▶ [Given exercise]: Return a copy of each line that holds the string "script".

Records from a dataset

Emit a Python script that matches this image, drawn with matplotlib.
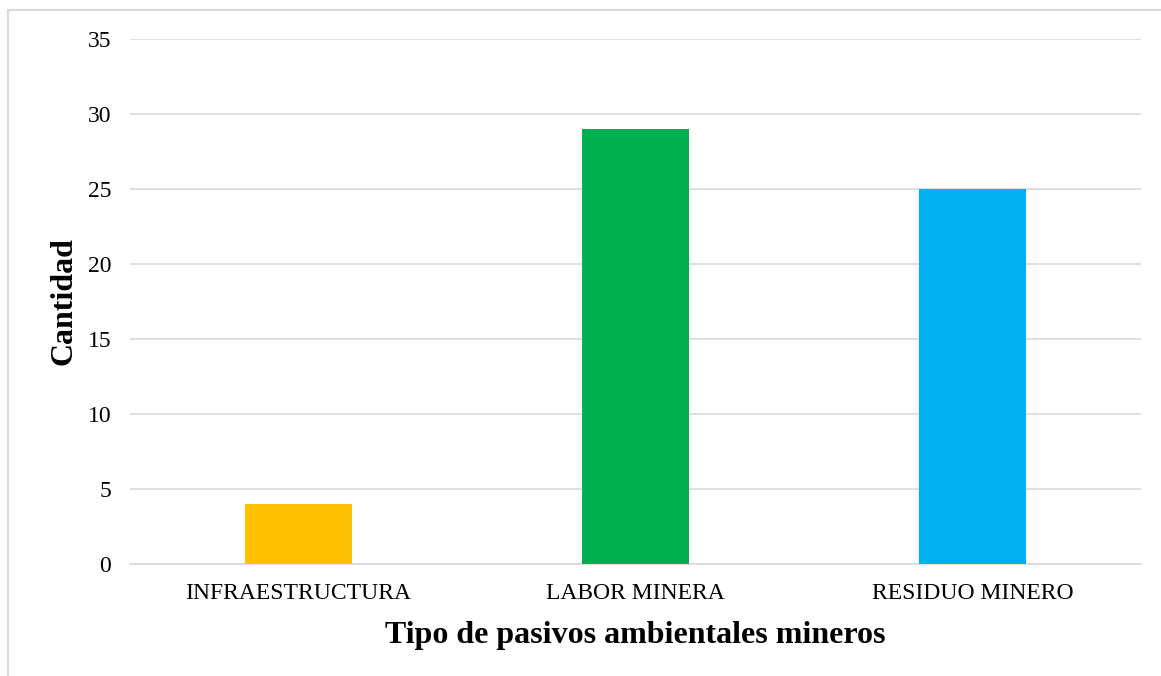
import matplotlib
matplotlib.use("Agg")
import matplotlib.pyplot as plt
from matplotlib.patches import Rectangle

categories = ["INFRAESTRUCTURA", "LABOR MINERA", "RESIDUO MINERO"]
values = [4, 29, 25]
colors = ["#FFC000", "#00B050", "#00B0F0"]
yticks = [0, 5, 10, 15, 20, 25, 30, 35]

plt.rcParams['font.family'] = ['Liberation Serif', 'DejaVu Serif']

W, H = 1161, 676
fig = plt.figure(figsize=(W/100, H/100), dpi=100)
fig.patch.set_facecolor("white")
fig.add_artist(Rectangle((8/W, -0.1), 1.2, 1 - 10/H + 0.1, transform=fig.transFigure,
                         fill=False, edgecolor="#D9D9D9", linewidth=1.5))

ax = fig.add_axes([130/W, 1 - 564/H, (1141-130)/W, (564-39)/H])
x = range(len(categories))
ax.bar(x, values, width=0.315, color=colors, zorder=3)
ax.set_xlim(-0.5, 2.5)
ax.set_ylim(0, 35)
ax.set_yticks(yticks)
ax.grid(axis="y", color="#D9D9D9", linewidth=1.2, zorder=0)
for s in ["top", "right", "left"]:
    ax.spines[s].set_visible(False)
ax.spines["bottom"].set_color("#D9D9D9")
ax.spines["bottom"].set_linewidth(1.2)
ax.tick_params(axis="both", length=0, labelsize=17, colors="black")
ax.tick_params(axis="y", pad=13.5)
ax.tick_params(axis="x", pad=14)
ax.set_xticks(list(x))
ax.set_xticklabels(categories)
ax.set_ylabel("Cantidad", fontsize=23, fontweight="bold", labelpad=6.5)
ax.set_xlabel("Tipo de pasivos ambientales mineros", fontsize=23, fontweight="bold", labelpad=12)

fig.savefig("out.png", dpi=100)
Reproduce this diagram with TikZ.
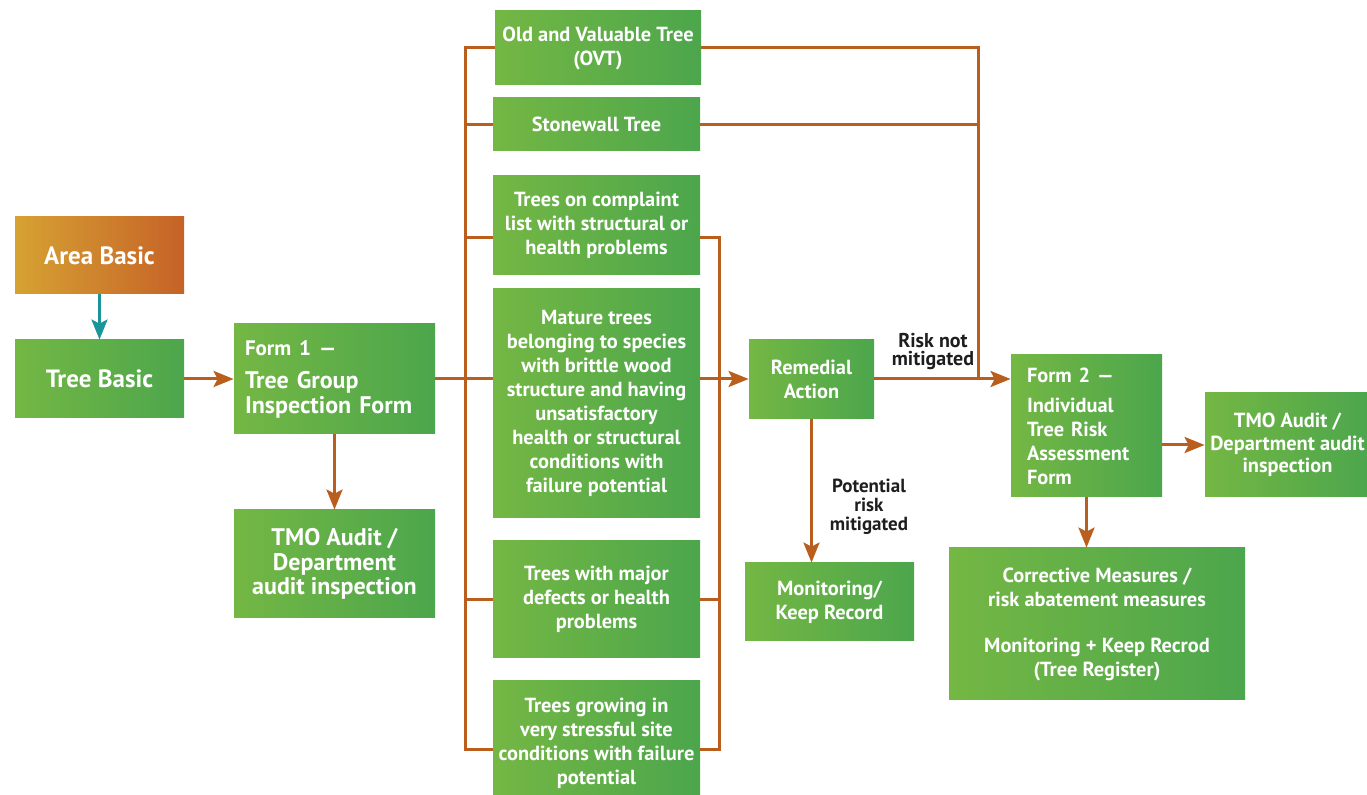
\documentclass[tikz,border=0pt]{standalone}
\usepackage{fontspec}
\setmainfont{PT Sans}
\usetikzlibrary{arrows.meta}

\definecolor{greenL}{RGB}{116,183,68}
\definecolor{greenR}{RGB}{76,166,76}
\definecolor{areaL}{RGB}{214,162,50}
\definecolor{areaR}{RGB}{198,98,40}
\definecolor{flowline}{RGB}{186,94,30}
\definecolor{tealline}{RGB}{26,150,154}
\definecolor{lbltext}{RGB}{30,30,30}

\begin{document}
\begin{tikzpicture}[x=0.5pt,y=-0.5pt,>={Stealth[length=10pt,width=8pt,inset=2pt]},
    box/.style={rectangle,left color=greenL,right color=greenR,text=white,
      font=\bfseries\fontsize{10.2}{12}\selectfont,align=center,inner sep=0pt},
    bigbox/.style={box,font=\bfseries\fontsize{12.5}{12.5}\selectfont},
    flow/.style={draw=flowline,line width=1.5pt},
    lbl/.style={text=lbltext,font=\bfseries\fontsize{10}{9}\selectfont,align=center,inner sep=0pt}]
    \useasboundingbox (0,0) rectangle (1367,795);

    % basic boxes and form 1
    \node[bigbox,left color=areaL,right color=areaR,minimum width=84.5pt,minimum height=38.5pt] (area) at (99.5,255.5) {Area Basic};
    \node[bigbox,minimum width=84.5pt,minimum height=39pt] (tree) at (99.5,379) {Tree Basic};
    \node[bigbox,font=\bfseries\fontsize{12}{12.5}\selectfont,align=left,text width=89.5pt,inner xsep=5.5pt,minimum height=55pt] (form1) at (334.5,379)
        {{\fontsize{10.5}{11}\selectfont Form 1 —}\\[4pt]Tree Group\\Inspection Form};
    \node[bigbox,font=\bfseries\fontsize{12}{12.25}\selectfont,minimum width=100.5pt,minimum height=54pt] (audit1) at (334.5,564)
        {TMO Audit /\\Department\\audit inspection};

    % tree categories
    \node[box,minimum width=103pt,minimum height=37pt] (ovt) at (598,48) {Old and Valuable Tree\\(OVT)};
    \node[box,minimum width=103.5pt,minimum height=26.5pt] (stone) at (596.5,124.5) {Stonewall Tree};
    \node[box,minimum width=103.5pt,minimum height=49.5pt] (complaint) at (596.5,225.5)
        {Trees on complaint\\list with structural or\\health problems};
    \node[box,minimum width=103.5pt,minimum height=114.5pt] (mature) at (596.5,403.5)
        {Mature trees\\belonging to species\\with brittle wood\\structure and having\\unsatisfactory\\health or structural\\conditions with\\failure potential};
    \node[box,minimum width=103.5pt,minimum height=58.5pt] (major) at (596.5,599.5)
        {Trees with major\\defects or health\\problems};
    \node[box,minimum width=103.5pt,minimum height=62pt] (growing) at (596.5,743)
        {Trees growing in\\very stressful site\\conditions with failure\\potential};

    % remedial action and form 2
    \node[box,minimum width=62.5pt,minimum height=39.5pt] (remedial) at (811.5,379) {Remedial\\Action};
    \node[box,minimum width=84.5pt,minimum height=39pt] (monitor) at (829.5,602) {Monitoring/\\Keep Record};
    \node[box,align=left,text width=59.5pt,inner xsep=8pt,minimum height=71pt] (form2) at (1086.5,426)
        {Form 2 —\\[3pt]Individual\\Tree Risk\\Assessment\\Form};
    \node[box,font=\bfseries\fontsize{10.2}{11.25}\selectfont,minimum width=82.5pt,minimum height=52pt] (audit2) at (1287.5,445)
        {TMO Audit /\\Department audit\\inspection};
    \node[box,minimum width=148pt,minimum height=76pt] (corrective) at (1097,624)
        {Corrective Measures /\\risk abatement measures\\[11pt]Monitoring + Keep Recrod\\(Tree Register)};

    % labels
    \node[lbl] (notmit) at (933,352) {Risk not\\mitigated};
    \node[lbl,font=\bfseries\fontsize{9.5}{9.5}\selectfont] (mit) at (869,507) {Potential\\risk\\mitigated};

    % bus coordinates
    \coordinate (ltop) at (465,48);
    \coordinate (lbot) at (465,750);
    \coordinate (rtop) at (719,238);
    \coordinate (rbot) at (719,750);
    \coordinate (ttop) at (978,48);

    % left connectors
    \draw[tealline,line width=1.5pt,->] (area.south) -- (tree.north);
    \draw[flow,->] (tree.east) -- (tree.east -| form1.west);
    \draw[flow,->] (form1.south) -- (audit1.north);

    % left bus
    \draw[flow] (ovt.west) -- (ltop) -- (lbot) -- (lbot -| growing.west);
    \draw[flow] (stone.west) -- (stone.west -| ltop);
    \draw[flow] (complaint.west |- rtop) -- (rtop -| ltop);
    \draw[flow] (major.west) -- (major.west -| ltop);
    \draw[flow] (form1.east) -- (form1.east -| mature.west);

    % right bus
    \draw[flow] (complaint.east |- rtop) -- (rtop) -- (rbot) -- (rbot -| growing.east);
    \draw[flow] (major.east) -- (major.east -| rtop);
    \draw[flow,->] (mature.east |- form1.east) -- (remedial.west);

    % top bus
    \draw[flow] (ovt.east) -- (ttop) -- (ttop |- remedial.east);
    \draw[flow] (stone.east) -- (stone.east -| ttop);
    \draw[flow,->] (remedial.east) -- (remedial.east -| form2.west);

    % remaining arrows
    \draw[flow,->] (remedial.south) -- (remedial.south |- monitor.north);
    \draw[flow,->] (form2.east |- audit2.west) -- (audit2.west);
    \draw[flow,->] (form2.south) -- (form2.south |- corrective.north);
\end{tikzpicture}
\end{document}
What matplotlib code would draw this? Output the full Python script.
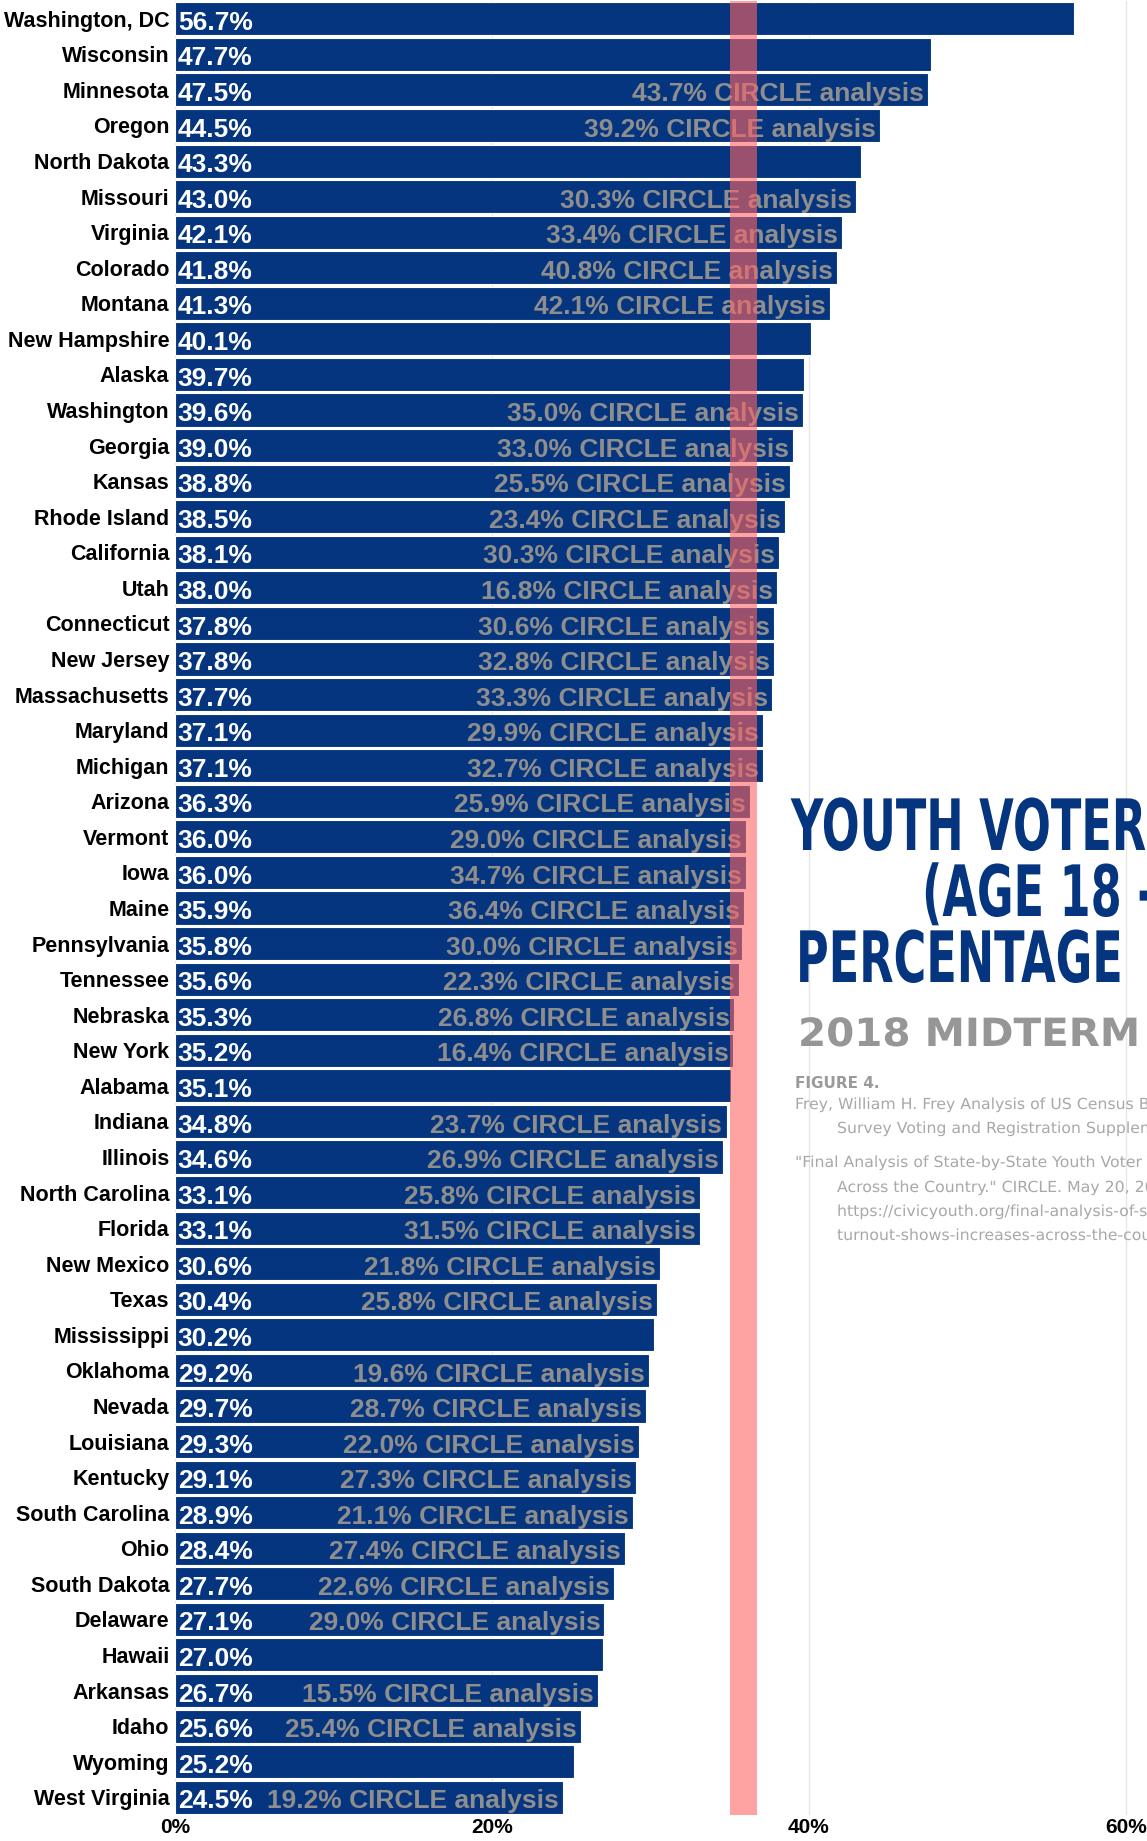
import matplotlib.pyplot as plt
from matplotlib.patheffects import AbstractPathEffect
from matplotlib.transforms import Affine2D

# state turnout (18-29) in the 2018 midterm, Frey analysis of CPS data
states = ['Washington, DC', 'Wisconsin', 'Minnesota', 'Oregon', 'North Dakota',
          'Missouri', 'Virginia', 'Colorado', 'Montana', 'New Hampshire',
          'Alaska', 'Washington', 'Georgia', 'Kansas', 'Rhode Island',
          'California', 'Utah', 'Connecticut', 'New Jersey', 'Massachusetts',
          'Maryland', 'Michigan', 'Arizona', 'Vermont', 'Iowa',
          'Maine', 'Pennsylvania', 'Tennessee', 'Nebraska', 'New York',
          'Alabama', 'Indiana', 'Illinois', 'North Carolina', 'Florida',
          'New Mexico', 'Texas', 'Mississippi', 'Oklahoma', 'Nevada',
          'Louisiana', 'Kentucky', 'South Carolina', 'Ohio', 'South Dakota',
          'Delaware', 'Hawaii', 'Arkansas', 'Idaho', 'Wyoming',
          'West Virginia']

turnout = [56.7, 47.7, 47.5, 44.5, 43.3, 43.0, 42.1, 41.8, 41.3, 40.1,
           39.7, 39.6, 39.0, 38.8, 38.5, 38.1, 38.0, 37.8, 37.8, 37.7,
           37.1, 37.1, 36.3, 36.0, 36.0, 35.9, 35.8, 35.6, 35.3, 35.2,
           35.1, 34.8, 34.6, 33.1, 33.1, 30.6, 30.4, 30.2, 29.9, 29.7,
           29.3, 29.1, 28.9, 28.4, 27.7, 27.1, 27.0, 26.7, 25.6, 25.2,
           24.5]

# labels as printed on the chart (Oklahoma's label differs from its bar)
turnout_labels = ['56.7%', '47.7%', '47.5%', '44.5%', '43.3%', '43.0%', '42.1%',
                  '41.8%', '41.3%', '40.1%', '39.7%', '39.6%', '39.0%', '38.8%',
                  '38.5%', '38.1%', '38.0%', '37.8%', '37.8%', '37.7%', '37.1%',
                  '37.1%', '36.3%', '36.0%', '36.0%', '35.9%', '35.8%', '35.6%',
                  '35.3%', '35.2%', '35.1%', '34.8%', '34.6%', '33.1%', '33.1%',
                  '30.6%', '30.4%', '30.2%', '29.2%', '29.7%', '29.3%', '29.1%',
                  '28.9%', '28.4%', '27.7%', '27.1%', '27.0%', '26.7%', '25.6%',
                  '25.2%', '24.5%']

# CIRCLE estimates, None where not given
circle = [None, None, 43.7, 39.2, None, 30.3, 33.4, 40.8, 42.1, None,
          None, 35.0, 33.0, 25.5, 23.4, 30.3, 16.8, 30.6, 32.8, 33.3,
          29.9, 32.7, 25.9, 29.0, 34.7, 36.4, 30.0, 22.3, 26.8, 16.4,
          None, 23.7, 26.9, 25.8, 31.5, 21.8, 25.8, None, 19.6, 28.7,
          22.0, 27.3, 21.1, 27.4, 22.6, 29.0, None, 15.5, 25.4, None,
          19.2]

band = (35.0, 36.7)
xticks = [0, 20, 40, 60]

navy = '#05357e'


class Stretch(AbstractPathEffect):
    # squeeze/widen glyphs horizontally (no condensed font installed)
    def __init__(self, sx):
        super().__init__()
        self.sx = sx

    def draw_path(self, renderer, gc, tpath, affine, rgbFace=None):
        renderer.draw_path(gc, tpath, Affine2D().scale(self.sx, 1) + affine, rgbFace)


fig = plt.figure(figsize=(11.47, 18.41), dpi=100)
ax = fig.add_axes([175 / 1147, 26 / 1841, 972 / 1147, 1814 / 1841])

y = list(range(len(states)))
ax.barh(y, turnout, height=0.93, color=navy, edgecolor='white', linewidth=0.8, zorder=2)
ax.axvspan(band[0], band[1], color='#ff6464', alpha=0.6, lw=0, zorder=5)

for i in y:
    ax.annotate(turnout_labels[i], (0, i), xytext=(2, -8), textcoords='offset points',
                ha='left', va='baseline', color='white', fontsize=19,
                fontweight='bold', family='Liberation Sans', zorder=4)
    if circle[i] is not None:
        ax.annotate(f'{circle[i]:.1f}% CIRCLE analysis', (turnout[i], i), xytext=(-3, -8),
                    textcoords='offset points', ha='right', va='baseline',
                    color='#8e8e8e', fontsize=19, fontweight='bold',
                    family='Liberation Sans', zorder=4)

ax.set_ylim(len(states) - 0.5, -0.5)
ax.set_xlim(0, 61.33)
ax.set_yticks(y)
ax.set_yticklabels(states, fontsize=15.5, fontweight='bold', family='Liberation Sans')
ax.set_xticks(xticks)
ax.set_xticklabels([f'{t}%' for t in xticks], fontsize=15, fontweight='bold',
                   family='Liberation Sans')
ax.tick_params(axis='y', length=0, pad=4)
ax.tick_params(axis='x', length=0, pad=2)
ax.grid(axis='x', color='#e6e6e6', lw=1, zorder=0)
ax.set_axisbelow(True)
for s in ax.spines.values():
    s.set_visible(False)

# title block on the right, cut off by the figure edge
title_font = dict(family='DejaVu Sans', fontweight='bold', fontsize=51,
                  color=navy, va='baseline', path_effects=[Stretch(0.63)])
fig.text(791 / 1147, 1 - 850 / 1841, 'YOUTH VOTER', **title_font)
fig.text(922 / 1147, 1 - 916 / 1841, '(AGE 18 -', **title_font)
fig.text(796 / 1147, 1 - 982 / 1841, 'PERCENTAGE', **title_font)
fig.text(798 / 1147, 1 - 1046 / 1841, '2018 MIDTERM', family='DejaVu Sans',
         fontweight='bold', fontsize=28, color='#969696', va='baseline',
         path_effects=[Stretch(1.04)])
fig.text(795 / 1147, 1 - 1088 / 1841, 'FIGURE 4.', family='DejaVu Sans',
         fontweight='bold', fontsize=11, color='#9a9a9a', va='baseline')

refs = [(795, 1109, 'Frey, William H. Frey Analysis of US Census Bureau Current Population'),
        (837, 1133, 'Survey Voting and Registration Supplement'),
        (795, 1167, '"Final Analysis of State-by-State Youth Voter Turnout Shows Increases'),
        (837, 1192, 'Across the Country." CIRCLE. May 20, 2019.'),
        (837, 1216, 'https://civicyouth.org/final-analysis-of-state-by-state-youth-voter-'),
        (837, 1240, 'turnout-shows-increases-across-the-country/')]
for rx, ry, txt in refs:
    fig.text(rx / 1147, 1 - ry / 1841, txt, family='DejaVu Sans', fontsize=11,
             color='#a8a8a8', va='baseline', path_effects=[Stretch(1.03)])

fig.savefig('out.png', dpi=100)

▶ [Problem solution]:
Emit a Python script that matches this image, drawn with matplotlib.
What matplotlib code would draw this? Output the full Python script.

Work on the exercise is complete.